Mich erschreckt, was gestern passiert ist. Ja, Polizei-Pannen hat es weiß Gott mehr als genug gegeben im Fall Stephanie, das ist sicher. Und es fing nicht damit an, dass man den Häftling nicht im Griff hatte, sondern damit, dass man den Eltern nicht glaubte, dass eine Vierzehnjährige nicht immer vorsätzlich von daheim verschwindet. Das meine ich aber nicht.
Ich finde es erschreckend, wie viele Leute, die ich bis dato für aufrechte Demokraten und liberale Menschen hielt, plötzlich Fangschüsse oder „Rübe ab“ forderten und sich mächtig darüber aufregten, dass dem Gefangenen noch eine Decke gereicht wurde. Ja, es erschreckt mich wirklich. Natürlich ist klar, dass Mario M. voll schuldfähig ist und dass er die Tat begangen hat. Aber das Verfahren läuft noch!

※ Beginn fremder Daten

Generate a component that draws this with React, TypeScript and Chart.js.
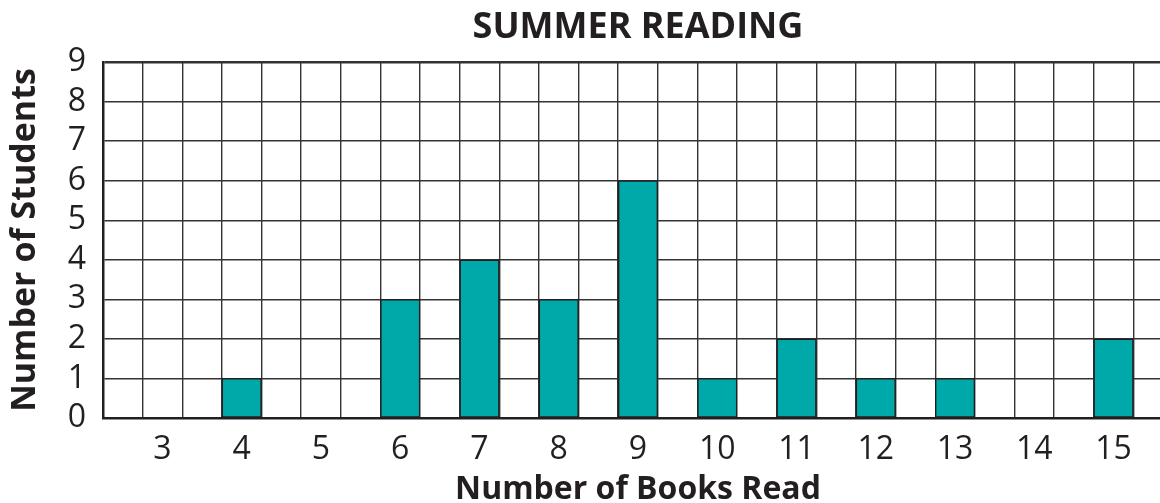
import React, { useEffect, useRef } from "react";
import { Chart, registerables } from "chart.js";

Chart.register(...registerables);

const books = [3, 4, 5, 6, 7, 8, 9, 10, 11, 12, 13, 14, 15];
const students = [0, 1, 0, 3, 4, 3, 6, 1, 2, 1, 1, 0, 2];
const yTicks = [0, 1, 2, 3, 4, 5, 6, 7, 8, 9];
const chartTitle = "SUMMER READING";
const xTitle = "Number of Books Read";
const yTitle = "Number of Students";

const FONT = "'Open Sans', 'Noto Sans', sans-serif";
const INK = "#231f20";
const GRID = "#333333";
const TEAL = "#00a9a9";

export default function App() {
  const ref = useRef<HTMLCanvasElement | null>(null);

  useEffect(() => {
    document.body.style.margin = "0";
    const canvas = ref.current;
    if (!canvas) return;

    // Each book count occupies one grid column, separated by an empty column.
    const labels: string[] = [];
    const values: (number | null)[] = [];
    books.forEach((b, i) => {
      labels.push("");
      values.push(null);
      labels.push(String(b));
      values.push(students[i] > 0 ? students[i] : null);
    });
    labels.push("");
    values.push(null);

    const chart = new Chart(canvas, {
      type: "bar",
      data: {
        labels,
        datasets: [
          {
            data: values,
            backgroundColor: TEAL,
            borderColor: INK,
            borderWidth: 1.5,
            borderSkipped: false,
            barPercentage: 1,
            categoryPercentage: 1,
          },
        ],
      },
      options: {
        responsive: false,
        animation: false,
        layout: { padding: 0 },
        plugins: {
          legend: { display: false },
          tooltip: { enabled: false },
          title: {
            display: true,
            text: chartTitle,
            fullSize: false,
            color: INK,
            font: { family: FONT, size: 36, weight: "bold", lineHeight: 1 },
            padding: { top: 10, bottom: 16 },
          },
        },
        scales: {
          x: {
            type: "category",
            offset: true,
            z: 1,
            grid: {
              offset: true,
              color: GRID,
              lineWidth: 1.4,
              drawTicks: false,
            },
            border: { display: true, color: INK, width: 2.5 },
            ticks: {
              autoSkip: false,
              maxRotation: 0,
              minRotation: 0,
              color: INK,
              padding: 13,
              font: { family: FONT, size: 32 },
            },
            title: {
              display: true,
              text: xTitle,
              color: INK,
              font: { family: FONT, size: 32, weight: "bold", lineHeight: 0.85 },
              padding: 0,
            },
            afterFit: (scale: any) => {
              scale.height = 85;
            },
          },
          y: {
            min: 0,
            max: 9,
            afterBuildTicks: (scale: any) => {
              scale.ticks = yTicks.map((v) => ({ value: v }));
            },
            grid: {
              color: GRID,
              lineWidth: (ctx: any) => (ctx.index === yTicks.length - 1 ? 2.5 : 1.4),
              drawTicks: false,
            },
            border: { display: true, color: INK, width: 2.5 },
            ticks: {
              autoSkip: false,
              stepSize: 1,
              color: INK,
              padding: 17,
              font: { family: FONT, size: 32 },
            },
            title: {
              display: true,
              text: yTitle,
              color: INK,
              font: { family: FONT, size: 34, weight: "bold", lineHeight: 1 },
              padding: { top: 8, bottom: 0 },
            },
            afterFit: (scale: any) => {
              scale.width = 103;
            },
          },
        },
      },
    });

    return () => chart.destroy();
  }, []);

  return (
    <div style={{ width: 1160, height: 503, overflow: "hidden", position: "relative", background: "#fff" }}>
      <canvas ref={ref} width={1173} height={503} style={{ display: "block" }} />
    </div>
  );
}
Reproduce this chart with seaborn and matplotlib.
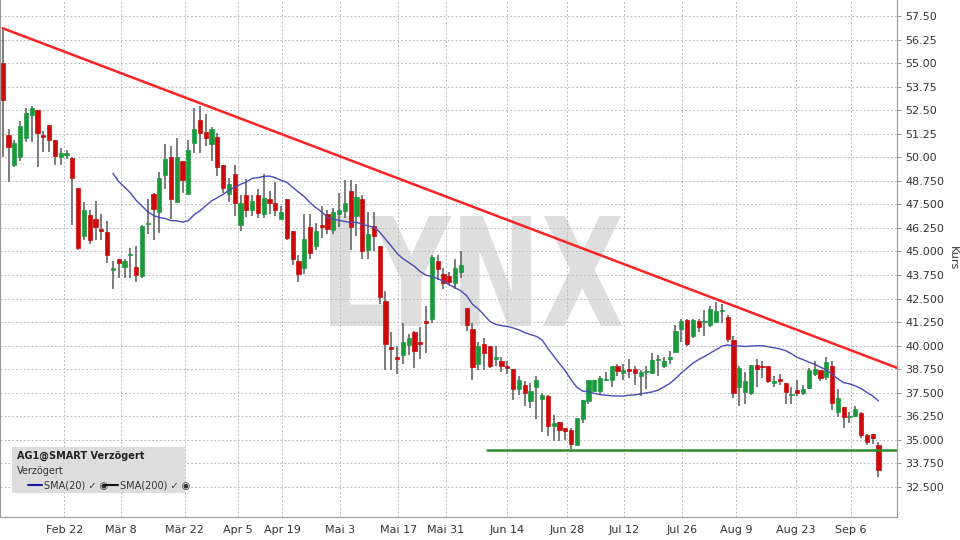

Es ist Kern unserer demokratischen Gesellschaft, dass jeder das Recht auf einen fairen und gewaltlosen Prozess hat. Dieser Prozess läuft noch. Auch Stephanie hat das Recht darauf, ein Kapitel in ihrem Leben „gesühnt“ und abgeschlossen zu wissen. Das kann nur eine lückenlose Aufarbeitung ALLER Polizeipannen bedeuten, das kann nur ein Richterspruch tun. Und mit Sicherheit NICHT ein Mob wütender Leute, die den Täter vom Dach stürzen wollen. Gruselig.
Polizeisprecher Thomas Herbst betonte immer wieder, der Mann solle unversehrt vom Dach geholt werden, weil er sich in einem rechtsstaatlichen Prozess seiner Taten verantworten müsse. Und auch ein Straftäter habe das Recht auf körperliche Unversehrtheit – so schlimm die Taten auch seien, die Mario M. begangen habe. (focus.de)
Hallo Nicole,
ich war genau so erschrocken wie Du.
Vor allem hat mich der (G)Eifer von einigen geschockt, die sich selber als „gläubig“ und „christlich“ bezeichnen.
Hallo Nicky,
ich folge Deiner Argumentation und habe doch eine etwas differenziertere Sichtweise der Dinge. Es kann nicht sein, dass man einen Täterschutz über den Opferschutz stellt. Den Worten Stephanies Vaters war die geballte Fassungslosigkeit und Entsetzen zu entnehmen, wie muss das ganze erst auf ein 14-jähriges mehrfach brachial geschändetes und seelisch zerstörtes Kind wirken. Im Grundgesetz steht, dass die Würde des Menschen unantasbar sei, das sollte aber im Zweifelsfall für das Opfer angewendet werden. Eine Decke und Warmgetränke, sowie stundenlanger Plausch mit 2 Psychologen in einem Rettungskorb halte ich definitiv nicht für angemessen. Schließlich hatte dieser menschenverachtende Schänder zu jedem Zeitpunkt die Möglichkeit seine Aktion abzubrechen. Zumindest das Besteigen des Daches durch Polizisten hätte erfolgen müssen. Ich kann nicht akzeptieren, dass sich ein Rechtsstaat derart vorführen lässt – neben all den anderen Pannen, die vorher schon passiert sind.